Seven-Eleven Japan Co. Ltd also has benefited from grinding and brewing drip coffee to order with a service called Seven Café, Euromonitor noted. The automatic coffee dispensers have been available at all 7-Eleven outlets since January 2013.
“Sales of this coffee exceeded 300 million cups by mid-December 2013,” Grant said. “These fresh food options tend to have higher margins. Private label lines are another product type that is helping bolster margins.”
Beyond Typical C-store Offerings
Taking convenience to another level, some c-store operators are offering additional services such as ATM machines and partnerships between e-commerce companies for the delivery and pick-up packages at c-stores to attract consumers.

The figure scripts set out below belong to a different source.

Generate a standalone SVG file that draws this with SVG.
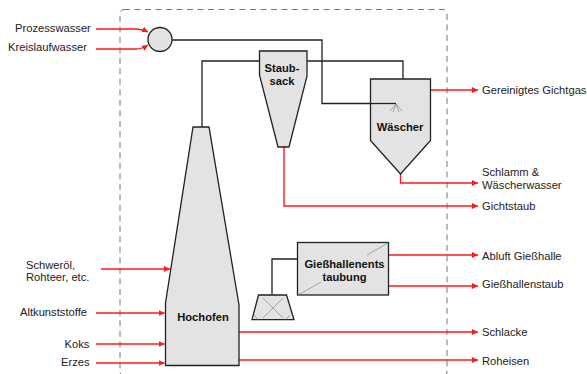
<svg xmlns="http://www.w3.org/2000/svg" width="587" height="374" viewBox="0 0 587 374">
<style>
text{font-family:"Liberation Sans",Arial,sans-serif;font-size:11.2px;fill:#222}
.b{font-weight:bold;text-anchor:middle;fill:#111}
.n{fill:#e3e3e3;stroke:#222;stroke-width:1.3}
.k{fill:none;stroke:#222;stroke-width:1.3}
.r{fill:none;stroke:#ff1a1a;stroke-width:1.4;marker-end:url(#a)}
.g{fill:none;stroke:#888;stroke-width:.7}
</style>
<defs><marker id="a" markerUnits="userSpaceOnUse" markerWidth="7" markerHeight="7" refX="6" refY="3" orient="auto"><path d="M0 0L6 3L0 6Z" fill="#ff1a1a"/></marker></defs>
<rect id="boundary" x="120" y="9.500" width="327" height="366.500" rx="4" fill="none" stroke="#777" stroke-width="1" stroke-dasharray="6 4.500"/>
<g id="connectors">
<path class="k" d="M172 40H322V103.500H396"/>
<path class="k" d="M202 127V61H259M307 61H403V79"/>
<path class="k" d="M272 295V259H297.500"/>
<path class="r" d="M96 29H136Q142 29 148 32"/>
<path class="r" d="M96 49H136Q142 49 148 45"/>
<path class="r" d="M101 269H170"/>
<path class="r" d="M96 313H164.500"/>
<path class="r" d="M96 344H164.500"/>
<path class="r" d="M96 363H164.500"/>
<path class="r" d="M431 90H478"/>
<path class="r" d="M400.500 174V183H478"/>
<path class="r" d="M284 147V206H478"/>
<path class="r" d="M389 255H478"/>
<path class="r" d="M389 286H478"/>
<path class="r" d="M239 332H478"/>
<path class="r" d="M239 360H478"/>
</g>
<g id="mischer"><circle class="n" cx="160" cy="39.500" r="12"/></g>
<g id="staubsack"><path class="n" d="M259.500 51H307V76L289 147H278L259.500 75Z"/><text class="b" x="282" y="72">Staub-</text><text class="b" x="282" y="85">sack</text></g>
<g id="waescher"><path class="n" d="M370.500 79H430.500V140.500L400.500 174L370.500 140.500Z"/><path class="k" d="M370.500 103.500H396"/><path class="g" d="M396 104L390 111M396 104L393 112M396 104L399 112M396 104L402 111"/><text class="b" x="400" y="131">Wäscher</text></g>
<g id="hochofen"><path class="n" d="M193 127H209L239 305V365.500H165.500V303Z"/><text class="b" x="203" y="321">Hochofen</text></g>
<g id="filter"><path class="n" d="M258.500 295H286.500L294 319.700H252Z"/><path class="g" d="M263 298L283 318M283 298L263 318M254 315L258 319.500M290 315L286 319.500"/></g>
<g id="entstaubung"><rect class="n" x="297.500" y="242.500" width="91" height="52.500"/><path class="g" d="M388 243L367 255M298 295L321 282"/><text class="b" x="344.500" y="268">Gießhallenents</text><text class="b" x="344.500" y="281">taubung</text></g>
<g id="labels">
<text x="15" y="32">Prozesswasser</text>
<text x="8" y="51">Kreislaufwasser</text>
<text x="26" y="269">Schweröl,</text>
<text x="26" y="281">Rohteer, etc.</text>
<text x="20" y="316">Altkunststoffe</text>
<text x="64.500" y="348">Koks</text>
<text x="61" y="366">Erzes</text>
<text x="482" y="94">Gereinigtes Gichtgas</text>
<text x="482" y="176">Schlamm &amp;</text>
<text x="482" y="189">Wäscherwasser</text>
<text x="482" y="210">Gichtstaub</text>
<text x="482" y="260">Abluft Gießhalle</text>
<text x="482" y="288">Gießhallenstaub</text>
<text x="482" y="336">Schlacke</text>
<text x="482" y="365">Roheisen</text>
</g>
</svg>
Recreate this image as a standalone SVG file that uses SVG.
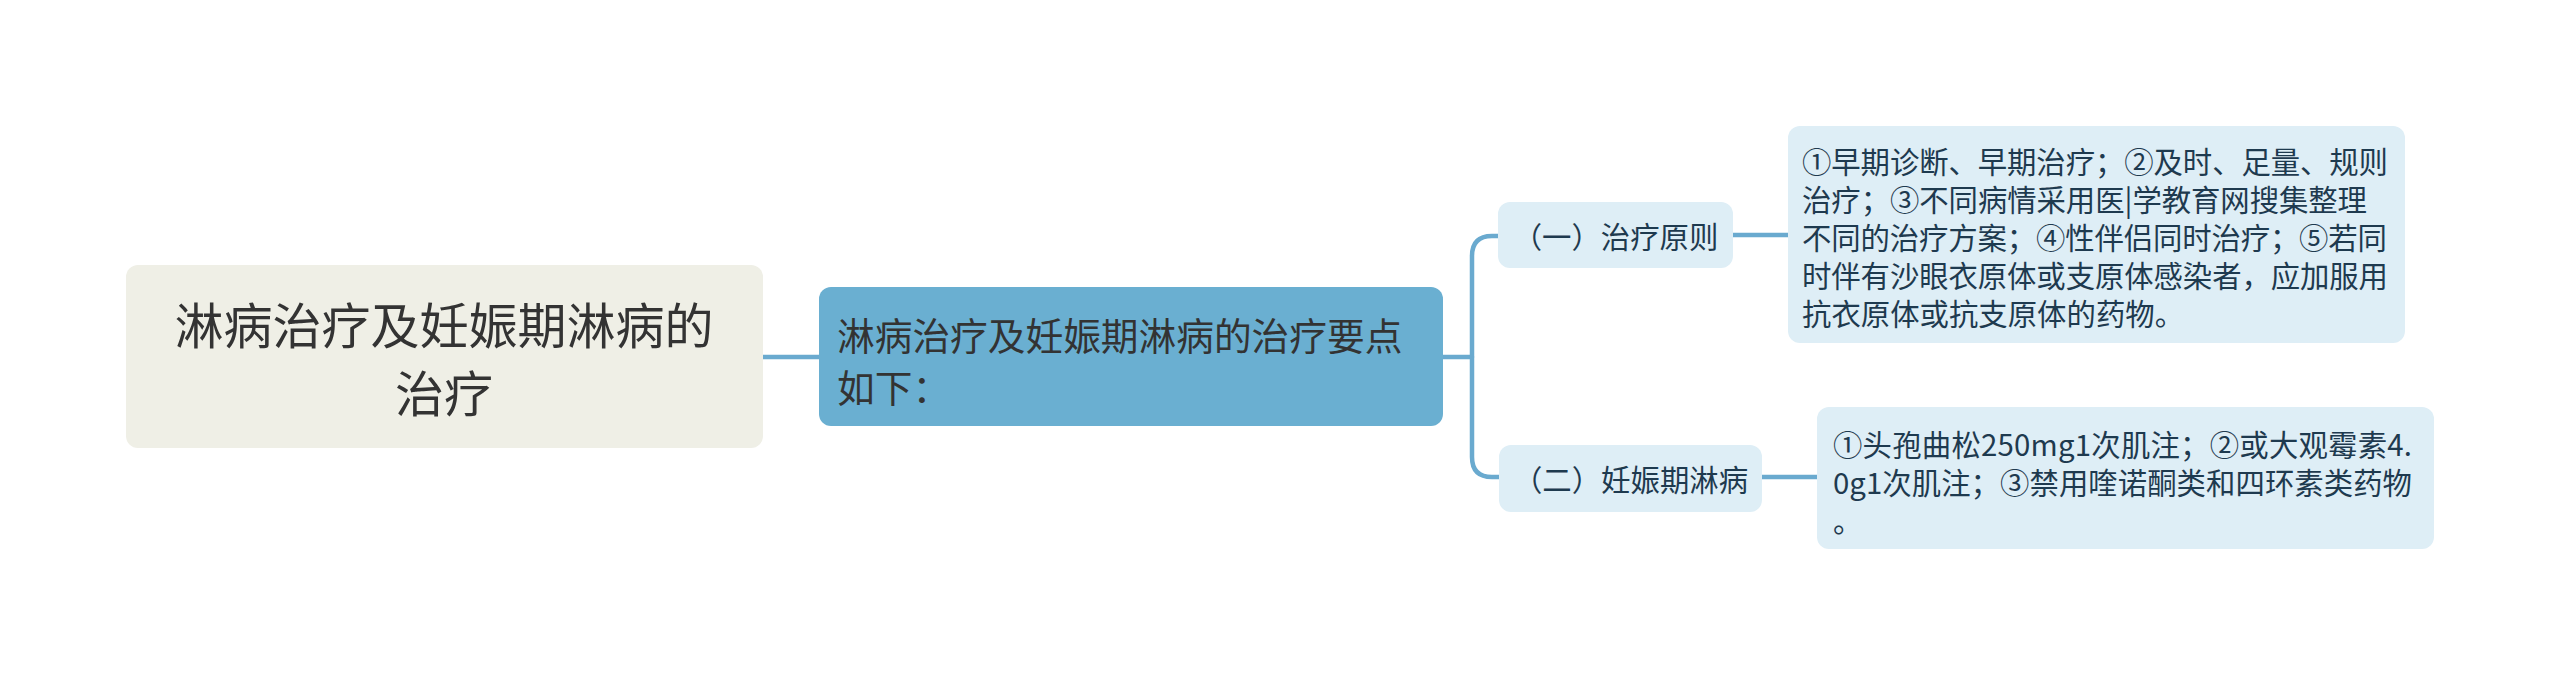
<svg xmlns="http://www.w3.org/2000/svg" width="2560" height="676" viewBox="0 0 2560 676">
<style>
text{font-family:"Noto Sans CJK SC","Noto Sans",sans-serif;dominant-baseline:central}
.root-t{font-size:49px;fill:#333333;text-anchor:middle}
.main-t{font-size:37.7px;fill:#333333}
.sub-t{font-size:29.4px;fill:#1e3a4f;text-anchor:middle}
.leaf-t{font-size:29.4px;fill:#1e3a4f}
.conn{fill:none;stroke:#6aaacf;stroke-width:4.5;stroke-linecap:round}
</style>
<rect width="2560" height="676" fill="#ffffff"/>
<g id="connectors">
<path class="conn" d="M763 357 H819"/>
<path class="conn" d="M1443 357 H1472"/>
<path class="conn" d="M1499 236 H1492 Q1472 236 1472 256 V457 Q1472 477 1492 477 H1499"/>
<path class="conn" d="M1733 235 H1788"/>
<path class="conn" d="M1762 477 H1817"/>
</g>
<g id="root">
<rect x="126" y="265" width="637" height="183" rx="12" fill="#efefe6"/>
<text class="root-t" x="444" y="322">淋病治疗及妊娠期淋病的</text>
<text class="root-t" x="444" y="390">治疗</text>
</g>
<g id="main">
<rect x="819" y="287" width="624" height="139" rx="12" fill="#6aafd1"/>
<text class="main-t" x="837" y="333">淋病治疗及妊娠期淋病的治疗要点</text>
<text class="main-t" x="837" y="385">如下：</text>
</g>
<g id="sub1">
<rect x="1498" y="202" width="235" height="66" rx="12" fill="#deeef6"/>
<text class="sub-t" x="1615.5" y="235">（一）治疗原则</text>
</g>
<g id="sub2">
<rect x="1499" y="445" width="263" height="67" rx="12" fill="#deeef6"/>
<text class="sub-t" x="1630.5" y="478">（二）妊娠期淋病</text>
</g>
<g id="leaf1">
<rect x="1788" y="126" width="617" height="217" rx="12" fill="#deeef6"/>
<text class="leaf-t" x="1802" y="160" textLength="586" lengthAdjust="spacing">①早期诊断、早期治疗；②及时、足量、规则</text>
<text class="leaf-t" x="1802" y="198" textLength="565" lengthAdjust="spacing">治疗；③不同病情采用医|学教育网搜集整理</text>
<text class="leaf-t" x="1802" y="236" textLength="585" lengthAdjust="spacing">不同的治疗方案；④性伴侣同时治疗；⑤若同</text>
<text class="leaf-t" x="1802" y="274" textLength="586" lengthAdjust="spacing">时伴有沙眼衣原体或支原体感染者，应加服用</text>
<text class="leaf-t" x="1802" y="312">抗衣原体或抗支原体的药物。</text>
</g>
<g id="leaf2">
<rect x="1817" y="407" width="617" height="142" rx="12" fill="#deeef6"/>
<text class="leaf-t" x="1833" y="443" textLength="579" lengthAdjust="spacing">①头孢曲松250mg1次肌注；②或大观霉素4.</text>
<text class="leaf-t" x="1833" y="481" textLength="579" lengthAdjust="spacing">0g1次肌注；③禁用喹诺酮类和四环素类药物</text>
<text class="leaf-t" x="1833" y="519">。</text>
</g>
</svg>
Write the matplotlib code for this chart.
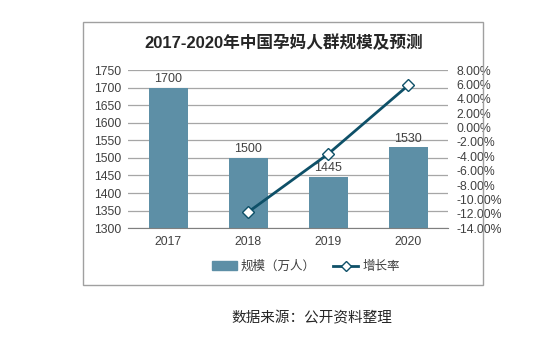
import matplotlib
matplotlib.use("Agg")
import matplotlib.pyplot as plt
from matplotlib.patches import Rectangle
from matplotlib.lines import Line2D
from matplotlib.ticker import FuncFormatter

plt.rcParams['font.family'] = ['Liberation Sans', 'Noto Sans CJK SC', 'DejaVu Sans']

years = ['2017', '2018', '2019', '2020']
scale = [1700, 1500, 1445, 1530]
growth_years = ['2018', '2019', '2020']
growth = [-11.76, -3.67, 5.88]

bar_color = '#5d8fa6'
line_color = '#0e5068'
grid_color = '#a6a6a6'
text_color = '#404040'

fig = plt.figure(figsize=(5.5, 3.37), dpi=100)

# outer frame of the chart
fig.patches.append(Rectangle((0.151, 0.154), 0.727, 0.781, transform=fig.transFigure,
                             fill=False, edgecolor='#a0a0a0', linewidth=1.0))

ax = fig.add_axes([0.233, 0.323, 0.582, 0.469])
x = list(range(len(years)))
ax.bar(x, scale, width=0.49, color=bar_color, zorder=2)
for xi, v in zip(x, scale):
    ax.text(xi, v + 8, str(v), ha='center', va='bottom', fontsize=9, color=text_color, zorder=5)

ax.set_ylim(1300, 1750)
ax.set_yticks(range(1300, 1751, 50))
ax.set_xlim(-0.5, 3.5)
ax.set_xticks(x)
ax.set_xticklabels(years)
ax.yaxis.grid(True, color=grid_color, linewidth=0.9)
ax.set_axisbelow(True)
for s in ['top', 'left', 'right']:
    ax.spines[s].set_visible(False)
ax.spines['bottom'].set_color('#7f7f7f')
ax.tick_params(length=0, labelsize=8.8, colors=text_color)
ax.tick_params(axis='x', pad=6)
ax.tick_params(axis='y', pad=5)

ax2 = ax.twinx()
gx = [years.index(y) for y in growth_years]
ax2.plot(gx, growth, color=line_color, linewidth=2, marker='D', markersize=6,
         markerfacecolor='white', markeredgecolor=line_color, markeredgewidth=1, zorder=4)
ax2.set_ylim(-14, 8)
ax2.set_yticks(range(-14, 9, 2))
ax2.yaxis.set_major_formatter(FuncFormatter(lambda v, p: f"{v:.2f}%"))
for s in ['top', 'left', 'right', 'bottom']:
    ax2.spines[s].set_visible(False)
ax2.tick_params(length=0, labelsize=8.8, colors=text_color, pad=6)

fig.text(0.515, 0.872, '2017-2020年中国孕妈人群规模及预测', ha='center', va='center',
         fontsize=12, fontweight='bold', color='#262626')

handles = [Rectangle((0, 0), 1, 1, color=bar_color),
           Line2D([], [], color=line_color, linewidth=2, marker='D', markersize=5,
                  markerfacecolor='white', markeredgecolor=line_color)]
fig.legend(handles, ['规模（万人）', '增长率'], loc='center', bbox_to_anchor=(0.556, 0.208),
           ncol=2, frameon=False, fontsize=9, handlelength=2.0, columnspacing=1.4,
           handletextpad=0.3, labelcolor=text_color)

fig.text(0.567, 0.055, '数据来源：公开资料整理', ha='center', va='center', fontsize=10.5, color='#262626')

fig.savefig('out.png', dpi=100)
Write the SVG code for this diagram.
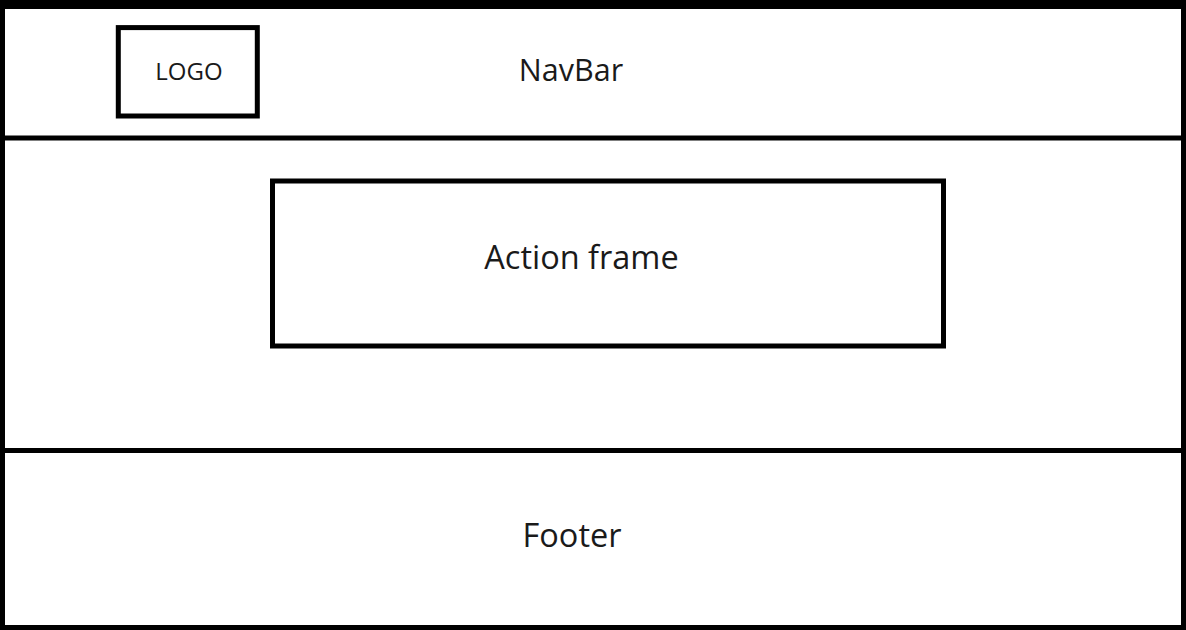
<svg xmlns="http://www.w3.org/2000/svg" width="1186" height="630" viewBox="0 0 1186 630">
  <style>
    .box { fill: none; stroke: #000; stroke-width: 5; }
    .lbl { font-family: "Open Sans", "Noto Sans", sans-serif; fill: #1a1a1a; text-anchor: middle; }
  </style>
  <rect x="0" y="0" width="1186" height="630" fill="#fff"/>
  <g id="page">
    <rect x="2.5" y="4" width="1181" height="623.5" class="box"/>
    <rect x="0" y="0" width="1186" height="9" fill="#000"/>
  </g>
  <g id="navbar">
    <line x1="0" y1="138" x2="1186" y2="138" stroke="#000" stroke-width="5"/>
    <text x="571" y="81" class="lbl" font-size="30.5">NavBar</text>
  </g>
  <g id="logo">
    <rect x="118.3" y="27.6" width="139" height="88.4" class="box" stroke-width="4.6"/>
    <text x="189" y="80" class="lbl" font-size="24">LOGO</text>
  </g>
  <g id="main">
    <line x1="0" y1="450.5" x2="1186" y2="450.5" stroke="#000" stroke-width="5"/>
  </g>
  <g id="action-frame">
    <rect x="272.5" y="181" width="671" height="165" class="box"/>
    <text x="581.5" y="269" class="lbl" font-size="32.5">Action frame</text>
  </g>
  <g id="footer">
    <text x="572" y="547" class="lbl" font-size="32.5">Footer</text>
  </g>
  <g id="connectors"/>
</svg>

Lawson recently announced that its customers in Japan will be able to order items from Amazon Japan in-store for later pick-up at the same location, for example. The service will expand nationwide throughout 2015.
“This is a big step, to provide a more convenient shopping experience for customers. Convenience stores are becoming a kind of infrastructure that supports people’s daily lives, and they are important bases for Amazon’s customers, too,” Jasper Cheung, head of Amazon in Japan, said at a news conference announcing the partnership.